### Challenge
Pull each line containing "that" out of the data and copy it.

### Data provided
———
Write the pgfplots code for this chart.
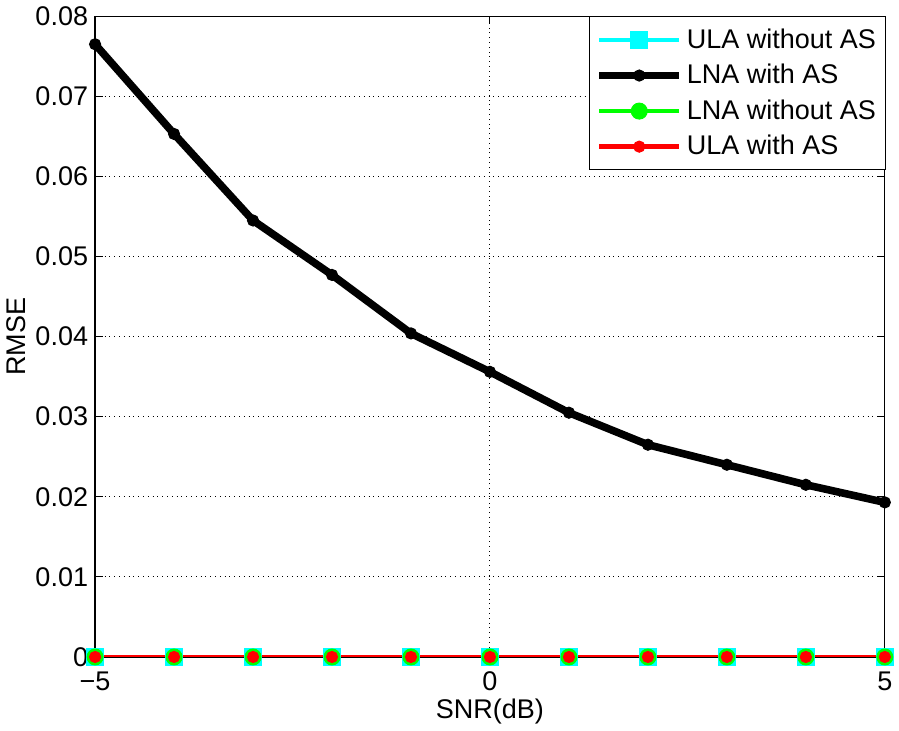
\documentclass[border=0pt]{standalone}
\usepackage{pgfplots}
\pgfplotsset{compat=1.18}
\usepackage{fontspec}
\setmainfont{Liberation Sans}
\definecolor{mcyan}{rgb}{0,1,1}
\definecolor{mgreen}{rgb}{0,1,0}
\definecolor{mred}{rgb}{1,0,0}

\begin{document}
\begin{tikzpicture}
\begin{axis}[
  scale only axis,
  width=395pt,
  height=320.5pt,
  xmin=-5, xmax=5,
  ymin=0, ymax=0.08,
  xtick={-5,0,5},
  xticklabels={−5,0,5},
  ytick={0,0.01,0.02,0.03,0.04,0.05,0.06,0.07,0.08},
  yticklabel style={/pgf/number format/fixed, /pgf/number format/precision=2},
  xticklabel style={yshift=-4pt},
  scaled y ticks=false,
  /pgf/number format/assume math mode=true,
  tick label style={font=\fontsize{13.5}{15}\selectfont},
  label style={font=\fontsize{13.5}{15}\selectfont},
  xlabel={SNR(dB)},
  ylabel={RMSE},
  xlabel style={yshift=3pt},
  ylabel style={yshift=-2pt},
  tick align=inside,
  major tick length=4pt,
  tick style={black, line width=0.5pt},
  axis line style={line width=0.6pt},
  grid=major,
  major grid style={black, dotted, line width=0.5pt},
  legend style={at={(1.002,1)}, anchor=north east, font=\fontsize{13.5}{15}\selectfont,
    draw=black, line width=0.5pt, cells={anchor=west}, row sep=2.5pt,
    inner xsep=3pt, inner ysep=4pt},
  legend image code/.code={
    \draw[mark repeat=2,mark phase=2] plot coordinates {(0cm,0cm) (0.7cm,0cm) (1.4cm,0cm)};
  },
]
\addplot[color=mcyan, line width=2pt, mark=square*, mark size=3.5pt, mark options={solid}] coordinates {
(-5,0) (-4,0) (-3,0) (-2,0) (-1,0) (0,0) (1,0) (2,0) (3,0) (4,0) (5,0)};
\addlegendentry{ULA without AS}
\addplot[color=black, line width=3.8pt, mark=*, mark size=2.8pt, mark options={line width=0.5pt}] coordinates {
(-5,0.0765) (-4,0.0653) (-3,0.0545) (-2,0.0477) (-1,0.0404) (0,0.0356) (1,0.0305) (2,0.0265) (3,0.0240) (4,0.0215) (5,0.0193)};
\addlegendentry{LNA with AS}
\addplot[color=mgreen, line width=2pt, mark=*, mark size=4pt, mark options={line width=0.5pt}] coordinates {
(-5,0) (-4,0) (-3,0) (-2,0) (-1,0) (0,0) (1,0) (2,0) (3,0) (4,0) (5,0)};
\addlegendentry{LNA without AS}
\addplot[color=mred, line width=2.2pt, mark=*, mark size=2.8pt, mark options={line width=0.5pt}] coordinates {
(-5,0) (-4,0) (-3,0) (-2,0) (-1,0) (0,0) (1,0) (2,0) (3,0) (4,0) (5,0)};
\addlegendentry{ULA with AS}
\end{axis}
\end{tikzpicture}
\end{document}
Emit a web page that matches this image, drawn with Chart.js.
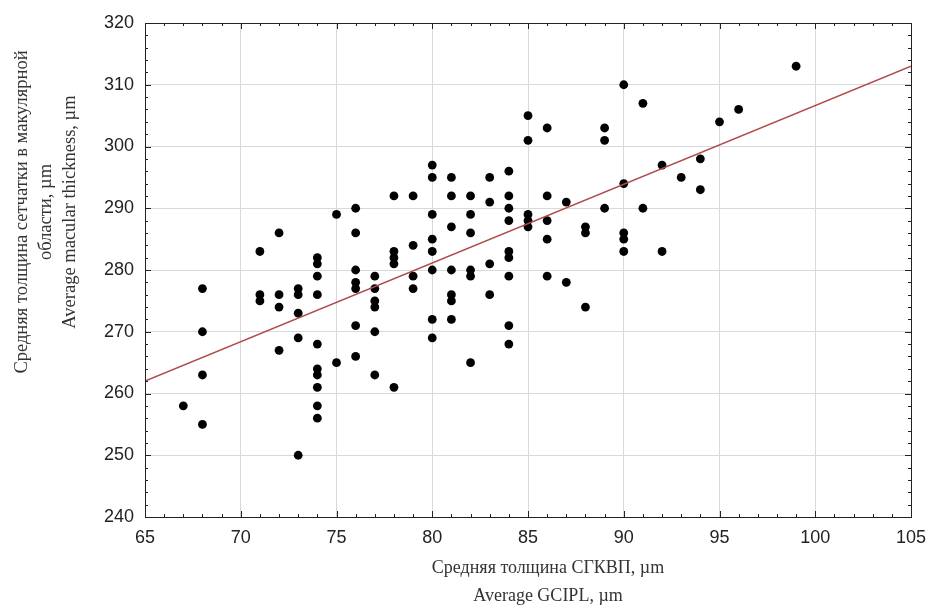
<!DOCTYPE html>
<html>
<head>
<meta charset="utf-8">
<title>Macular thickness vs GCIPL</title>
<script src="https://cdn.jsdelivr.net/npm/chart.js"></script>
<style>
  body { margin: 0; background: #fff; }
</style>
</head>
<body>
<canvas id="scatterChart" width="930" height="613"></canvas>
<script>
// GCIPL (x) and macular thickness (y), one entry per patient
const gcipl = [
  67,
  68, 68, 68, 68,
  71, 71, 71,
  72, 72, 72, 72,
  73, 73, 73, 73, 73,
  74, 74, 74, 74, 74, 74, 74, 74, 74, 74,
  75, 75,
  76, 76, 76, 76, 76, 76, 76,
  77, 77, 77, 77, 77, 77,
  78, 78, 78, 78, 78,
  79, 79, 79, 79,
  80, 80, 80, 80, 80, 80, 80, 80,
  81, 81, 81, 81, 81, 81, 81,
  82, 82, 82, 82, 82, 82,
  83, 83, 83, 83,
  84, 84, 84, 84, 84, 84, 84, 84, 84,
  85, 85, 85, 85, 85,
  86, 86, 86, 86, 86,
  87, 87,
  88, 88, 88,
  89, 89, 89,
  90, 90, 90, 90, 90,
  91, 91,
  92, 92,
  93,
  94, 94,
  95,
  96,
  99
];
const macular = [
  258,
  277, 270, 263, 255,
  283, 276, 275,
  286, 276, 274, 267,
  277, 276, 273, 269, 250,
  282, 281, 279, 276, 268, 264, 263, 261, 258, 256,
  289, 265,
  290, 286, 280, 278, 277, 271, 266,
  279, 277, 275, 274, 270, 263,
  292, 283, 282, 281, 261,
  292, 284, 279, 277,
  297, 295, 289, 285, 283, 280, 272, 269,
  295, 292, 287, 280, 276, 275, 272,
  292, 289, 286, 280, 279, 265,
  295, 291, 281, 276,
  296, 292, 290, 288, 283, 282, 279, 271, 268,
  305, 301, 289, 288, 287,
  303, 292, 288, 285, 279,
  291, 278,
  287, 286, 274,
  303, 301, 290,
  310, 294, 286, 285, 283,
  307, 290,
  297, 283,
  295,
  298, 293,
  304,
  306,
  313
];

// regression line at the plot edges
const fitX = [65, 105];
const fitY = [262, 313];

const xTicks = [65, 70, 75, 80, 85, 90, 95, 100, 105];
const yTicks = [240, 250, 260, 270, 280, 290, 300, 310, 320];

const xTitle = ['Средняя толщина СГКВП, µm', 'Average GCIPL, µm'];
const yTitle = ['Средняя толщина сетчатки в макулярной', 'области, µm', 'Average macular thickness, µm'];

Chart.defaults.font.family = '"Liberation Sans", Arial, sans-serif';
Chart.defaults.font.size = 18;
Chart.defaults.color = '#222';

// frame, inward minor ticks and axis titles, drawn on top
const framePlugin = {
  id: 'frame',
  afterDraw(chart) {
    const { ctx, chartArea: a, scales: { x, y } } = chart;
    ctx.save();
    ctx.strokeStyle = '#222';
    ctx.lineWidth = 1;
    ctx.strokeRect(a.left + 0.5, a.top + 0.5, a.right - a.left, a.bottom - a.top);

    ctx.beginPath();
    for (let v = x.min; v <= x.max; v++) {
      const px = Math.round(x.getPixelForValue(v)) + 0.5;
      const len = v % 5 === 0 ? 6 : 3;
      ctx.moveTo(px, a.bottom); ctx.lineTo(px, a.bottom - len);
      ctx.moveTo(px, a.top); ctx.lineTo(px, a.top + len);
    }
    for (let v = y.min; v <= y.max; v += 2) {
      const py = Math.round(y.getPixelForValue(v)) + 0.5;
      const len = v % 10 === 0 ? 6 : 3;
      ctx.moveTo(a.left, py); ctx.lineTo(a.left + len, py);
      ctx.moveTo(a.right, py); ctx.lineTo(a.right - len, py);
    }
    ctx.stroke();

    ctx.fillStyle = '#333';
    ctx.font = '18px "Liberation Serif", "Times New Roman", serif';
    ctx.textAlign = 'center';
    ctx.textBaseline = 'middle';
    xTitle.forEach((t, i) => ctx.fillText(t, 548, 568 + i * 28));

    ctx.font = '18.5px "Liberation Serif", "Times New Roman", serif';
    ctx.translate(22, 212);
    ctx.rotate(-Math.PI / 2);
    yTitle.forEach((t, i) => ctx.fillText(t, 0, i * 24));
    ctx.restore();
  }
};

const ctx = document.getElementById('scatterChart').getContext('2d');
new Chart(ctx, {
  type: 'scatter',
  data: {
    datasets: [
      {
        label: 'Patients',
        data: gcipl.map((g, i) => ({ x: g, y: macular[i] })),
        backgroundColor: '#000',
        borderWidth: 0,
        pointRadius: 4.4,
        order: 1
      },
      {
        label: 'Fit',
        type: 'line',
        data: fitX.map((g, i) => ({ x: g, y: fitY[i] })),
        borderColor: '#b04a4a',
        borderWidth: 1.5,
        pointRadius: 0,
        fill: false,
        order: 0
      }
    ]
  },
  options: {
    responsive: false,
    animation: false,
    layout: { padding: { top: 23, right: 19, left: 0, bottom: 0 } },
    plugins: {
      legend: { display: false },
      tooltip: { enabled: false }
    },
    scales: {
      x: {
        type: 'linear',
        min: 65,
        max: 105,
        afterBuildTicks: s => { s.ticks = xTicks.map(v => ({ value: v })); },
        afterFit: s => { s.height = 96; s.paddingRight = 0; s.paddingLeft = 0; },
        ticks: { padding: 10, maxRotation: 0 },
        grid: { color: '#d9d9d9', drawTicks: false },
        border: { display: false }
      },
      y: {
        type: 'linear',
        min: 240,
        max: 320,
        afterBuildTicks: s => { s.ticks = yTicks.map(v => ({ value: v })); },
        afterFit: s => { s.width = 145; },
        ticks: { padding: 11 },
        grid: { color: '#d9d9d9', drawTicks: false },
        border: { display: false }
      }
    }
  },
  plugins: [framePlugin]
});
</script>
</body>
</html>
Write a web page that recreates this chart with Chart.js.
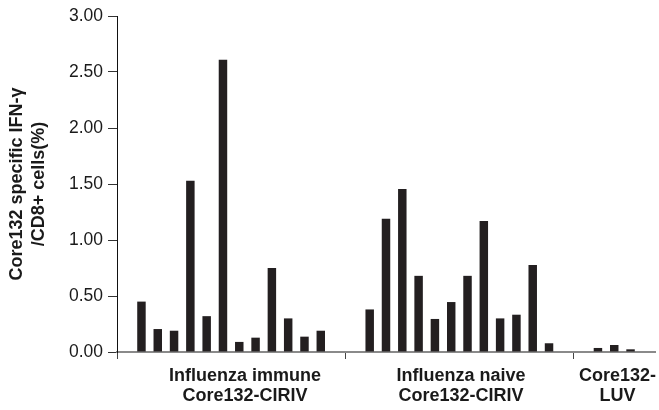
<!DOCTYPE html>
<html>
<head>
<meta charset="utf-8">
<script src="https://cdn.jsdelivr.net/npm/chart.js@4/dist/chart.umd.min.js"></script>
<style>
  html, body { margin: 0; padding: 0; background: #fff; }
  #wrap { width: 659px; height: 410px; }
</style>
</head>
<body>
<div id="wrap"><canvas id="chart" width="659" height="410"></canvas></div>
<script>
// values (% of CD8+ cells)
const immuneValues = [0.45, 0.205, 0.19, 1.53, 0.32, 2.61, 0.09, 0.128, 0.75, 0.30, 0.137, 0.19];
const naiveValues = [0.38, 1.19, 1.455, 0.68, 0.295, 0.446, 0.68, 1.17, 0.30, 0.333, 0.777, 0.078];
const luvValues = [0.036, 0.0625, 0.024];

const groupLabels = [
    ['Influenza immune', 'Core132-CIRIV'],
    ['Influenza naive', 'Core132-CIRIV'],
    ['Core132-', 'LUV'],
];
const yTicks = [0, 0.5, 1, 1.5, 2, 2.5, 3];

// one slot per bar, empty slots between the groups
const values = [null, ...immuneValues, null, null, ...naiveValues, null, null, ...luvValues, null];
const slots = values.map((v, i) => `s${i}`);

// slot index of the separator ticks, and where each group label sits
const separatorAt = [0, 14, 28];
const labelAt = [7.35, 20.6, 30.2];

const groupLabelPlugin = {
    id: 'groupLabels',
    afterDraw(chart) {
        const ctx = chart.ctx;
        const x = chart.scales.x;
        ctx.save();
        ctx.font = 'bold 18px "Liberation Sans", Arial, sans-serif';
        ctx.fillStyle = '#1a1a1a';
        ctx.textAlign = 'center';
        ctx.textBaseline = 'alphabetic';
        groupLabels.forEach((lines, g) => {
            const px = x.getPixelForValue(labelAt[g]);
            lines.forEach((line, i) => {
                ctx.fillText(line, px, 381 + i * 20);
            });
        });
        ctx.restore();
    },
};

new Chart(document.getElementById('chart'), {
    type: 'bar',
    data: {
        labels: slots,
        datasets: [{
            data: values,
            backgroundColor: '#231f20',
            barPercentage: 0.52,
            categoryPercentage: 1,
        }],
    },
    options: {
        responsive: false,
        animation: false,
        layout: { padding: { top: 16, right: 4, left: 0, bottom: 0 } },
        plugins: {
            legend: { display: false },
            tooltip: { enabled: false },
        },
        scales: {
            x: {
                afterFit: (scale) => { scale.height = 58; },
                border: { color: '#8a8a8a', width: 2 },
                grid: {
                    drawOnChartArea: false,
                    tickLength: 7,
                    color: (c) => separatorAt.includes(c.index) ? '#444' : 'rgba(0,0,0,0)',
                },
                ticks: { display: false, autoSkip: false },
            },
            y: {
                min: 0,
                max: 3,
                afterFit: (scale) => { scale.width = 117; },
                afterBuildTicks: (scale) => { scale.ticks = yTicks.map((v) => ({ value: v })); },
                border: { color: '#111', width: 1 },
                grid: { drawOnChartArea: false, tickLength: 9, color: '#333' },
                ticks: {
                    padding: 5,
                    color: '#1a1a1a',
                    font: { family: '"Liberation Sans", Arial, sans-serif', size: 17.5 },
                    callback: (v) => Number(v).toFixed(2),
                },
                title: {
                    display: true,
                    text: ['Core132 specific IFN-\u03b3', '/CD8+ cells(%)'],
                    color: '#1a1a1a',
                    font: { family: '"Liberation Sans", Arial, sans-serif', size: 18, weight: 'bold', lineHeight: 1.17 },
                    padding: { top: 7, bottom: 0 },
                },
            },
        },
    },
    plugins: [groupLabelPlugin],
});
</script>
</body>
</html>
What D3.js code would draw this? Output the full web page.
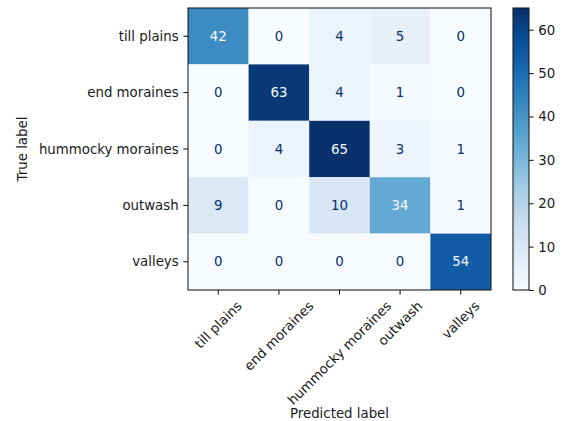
———
### Full output
Emit a web page that matches this image, drawn with Chart.js.
Write a web page that recreates this chart with Chart.js.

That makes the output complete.